Veronika I am sorry for your loss of your Mom and your grandpa and all the other losses of people from your young life. You are so young to have to cope with all these losses. You have coped well and don't underestimate your strength and ability to go through this grief.
Just don't be so strong that you feel you have to look after everyone else so they don't hurt. You will deny them their own healing experience from grief. Everyone has to go through their own experience, to see them in pain is hard, but they will recover. Stay close to your grandma. Don't avoid your friends and boyfriend. You didn't make yourself feel the way you do. DEATH DID THIS. Death robs us of so much. BUT. we have to face our pain ONE DAY AT A TIME. Till the hurt starts to get less.

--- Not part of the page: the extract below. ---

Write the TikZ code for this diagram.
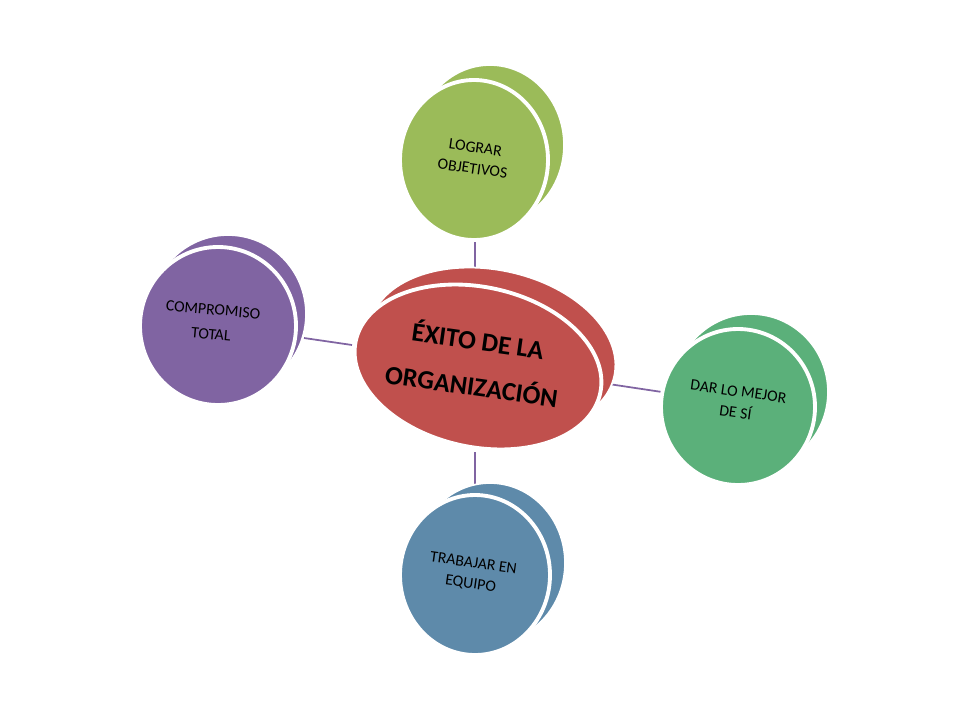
\documentclass[tikz,border=0pt]{standalone}
\usepackage{fontspec}
\setmainfont{Carlito}
\begin{document}
\begin{tikzpicture}[x=0.02cm,y=-0.02cm,
 front/.style={draw=white,line width=2.2pt},
 back/.style={draw=white,line width=1pt},
 conn/.style={line width=1pt,color={rgb,255:red,128;green,100;blue,162}},
 lbl/.style={align=center,font=\fontsize{9}{12}\selectfont,text=black}]
\useasboundingbox (0,0) rectangle (960,720);
\definecolor{cG}{HTML}{9BBB59}\definecolor{cR}{HTML}{C0504D}
\definecolor{cP}{HTML}{8064A2}\definecolor{cT}{HTML}{5BB07A}\definecolor{cB}{HTML}{5E8AAA}
% connectors
\coordinate (t1) at (475,238); \coordinate (t2) at (475,272);
\coordinate (p1) at (304,338); \coordinate (p2) at (352,345);
\coordinate (r1) at (602,383); \coordinate (r2) at (662,392);
\coordinate (b1) at (475,452); \coordinate (b2) at (475,486);
\draw[conn] (t1)--(t2); \draw[conn] (p1)--(p2); \draw[conn] (r1)--(r2); \draw[conn] (b1)--(b2);
% top
\draw[back,fill=cG] (490,145) ellipse [x radius=74,y radius=80];
\draw[front,fill=cG] (474,160) ellipse [x radius=74,y radius=80];
\node[lbl,rotate=-8] (tl) at (474,158) {LOGRAR\\OBJETIVOS};
% purple
\draw[back,fill=cP] (228,314) ellipse [x radius=78,y radius=79];
\draw[front,fill=cP] (218,326) ellipse [x radius=78,y radius=79];
\node[lbl,rotate=-5] (pl) at (212,322) {COMPROMISO\\[2pt]TOTAL};
% right
\draw[back,fill=cT] (751,392) ellipse [x radius=77,y radius=78];
\draw[front,fill=cT] (738,407) ellipse [x radius=77,y radius=78];
\node[lbl,rotate=-8] (rl) at (737,402) {DAR LO MEJOR\\DE SÍ};
% bottom
\draw[back,fill=cB] (490,563) ellipse [x radius=75,y radius=80];
\draw[front,fill=cB] (475,575) ellipse [x radius=75,y radius=80];
\node[lbl,rotate=-8] (bl) at (472,574) {TRABAJAR EN\\EQUIPO};
% center
\draw[back,fill=cR,rotate around={-12:(492,350)}] (492,350) ellipse [x radius=125,y radius=80];
\draw[front,fill=cR,rotate around={-12:(478,367)}] (478,367) ellipse [x radius=125,y radius=80];
\node[align=center,font=\bfseries\fontsize{15}{26}\selectfont,rotate=-8] (c) at (475,362) {ÉXITO DE LA\\ORGANIZACIÓN};
\end{tikzpicture}
\end{document}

Grief assaults us and makes us feel bad about ourselves because of our memories. Do something good for yourself each day and build on this. Till you start to LOVE YOURSELF. Your self esteem has taken as battering and you feel bad about yourself thinking your boyfriend should not have you and find someone else. This is negative. Don't lean into these negative feelings. Replace these thoughts with good thoughts and build yourself up each day. You feel this way because you still needed your mother's nurturing and she is not here to do it for you. Often when we have no one to build us up with confidence. WE HAVE TO DO THIS FOR OURSELVES. WE owe it to ourselves to be HAPPY AGAIN. Remember your young sister will be learning from you all the time. Give her a Happy Positive YOU. Surround yourself with beauty. It will soon show through you. You will draw people to you. They will want to be around you because you make them also feel better about themselves. I did it so I know it works. If you still struggle with your feelings then you could benefit talking to a counsellor. They are trained and skilled. You will look back and just see this as a problem that made you a better person. Live your life with happiness.